Step 2 – Position and margin parameters
Now you open a 0.5 BTC long position:
- Position size: 0.5 BTC (long)
- Entry price: $90,000
- Position value (notional): 0.5 × $90,000 = $45,000
- Initial Margin (IM): $4,500 (10% of notional)
- Maintenance Margin (MM): $2,475 (5.5% of notional)
- Starting equity (in USD): $10,000 (from the FX conversion above)
We use:
- Unrealised PnL (long) = (Current price − Entry price) × 0.5 BTC
- Equity = Available margin + Used margin
- Margin ratio = 1 + (Equity − MM) / (IM − MM)
- Derisk level: Margin ratio ≤ 1.40
- Liquidation level: Margin ratio ≤ 1.00
Example 1 – Long 0.5 BTC, price goes down
| BTC price | Realised PnL | Equity | Margin ratio | Status |
| $90,000 | $0 | $10,000 | 4.72 | Very healthy – far above IM |
| $85,000 | −$2,500 | $7,500 | 3.48 | Healthy – good buffer |
| $80,000 | −$5,000 | $5,000 | 2.25 | Still above IM, but risk higher |
| $76,570 | −$6,715 | $3,285 | 1.40 | Derisk Mode – close to liquidation, warnings sent |
| $74,950 | −$7,525 | $2,475 | 1.00 | Liquidation level – equity = MM; liquidation engine starts closing the position |
| $70,000 | −$10,000 | $0 | < 1.00 | Without liquidation, equity would fall below MM and could become negative. In practice, the engine starts closing the position before this |
Therefore, for this long position:
- Derisk triggers at ~$76,570.
- Liquidation triggers at ~$74,950.
Example 2 – Short 0.5 BTC, price goes up
Now take the same parameters but with a short position (you sell 0.5 BTC at $90,000).
Unrealised PnL (short) = (Entry price − Current price) × 0.5 BTC
Equity and margin ratio are computed exactly the same way as above.

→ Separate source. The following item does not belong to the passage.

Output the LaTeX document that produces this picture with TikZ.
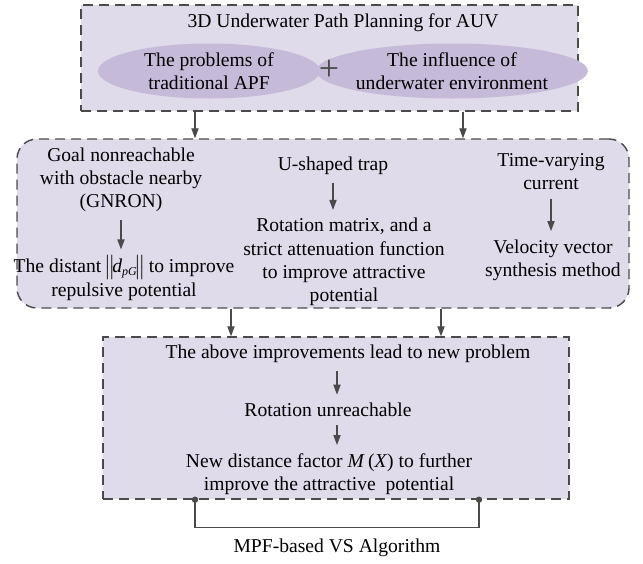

| BTC price | Realised PnL | Equity | Margin ratio | Status |
| $90,000 | $0 | $10,000 | 4.72 | Very healthy |
| $95,000 | −$2,500 | $7,500 | 3.48 | Healthy – good buffer |
| $100,000 | −$5,000 | $5,000 | 2.25 | Still above IM |
| $103,430 | −$6,715 | $3,285 | 1.40 | Derisk Mode – close to liquidation |
| $105,050 | −$7,525 | $2,475 | 1.00 | Liquidation level – liquidation engine starts closing the short |
| $110,000 | −$10,000 | $0 | < 1.00 | Without liquidation, equity would fall below MM; the engine intervenes earlier |
Therefore, for this short position:
- Derisk triggers at ~$103,430.
- Liquidation triggers at ~$105,050.
How to read these examples
- When margin ratio > 2.0, your equity is above the Initial Margin requirement – you have a good buffer.
- When 1.0 < margin ratio ≤ 2.0, equity is between Maintenance and Initial margin – risk is elevated.
- When margin ratio ≤ 1.0, your equity is at or below Maintenance Margin – the liquidation engine will reduce or close positions to prevent negative equity.
Note: The execution price can be worse the moment liquidation starts and there are also costs involved.
What is Derisk Mode?
Derisk Mode is an early warning we use before liquidation. When your margin ratio goes below 1.4 the risk engine automatically puts you in derisk mode and sends an email so you can act.
What can I do in Derisk Mode?
- Add collateral (transfer cash to the sub‑account).
- Reduce position size (partially close).
How to avoid liquidation
- Monitor margin ratio and maintenance margin in real time.
- Use conservative leverage. Higher leverage means smaller adverse moves can push Equity below Maintenance Margin.
- Set stop‑losses and make sure you check the emails we send about derisk mode.
FAQ
Why was my position liquidated even though I still had margin available?
Liquidations are based on maintenance margin requirements not available margin. Your position gets liquidated when your equity falls below the maintenance margin, even if you technically still show “available” or “unused” margin elsewhere.
Investing involves risks. The value of investments can go up as well as down and you may receive back less than your original investment or lose your entire investment. Investing with leverage means the value of your investment fluctuates more than the price of the underlying asset. One Trading does not provide investment advice and investors should make their own decisions or seek independent advice.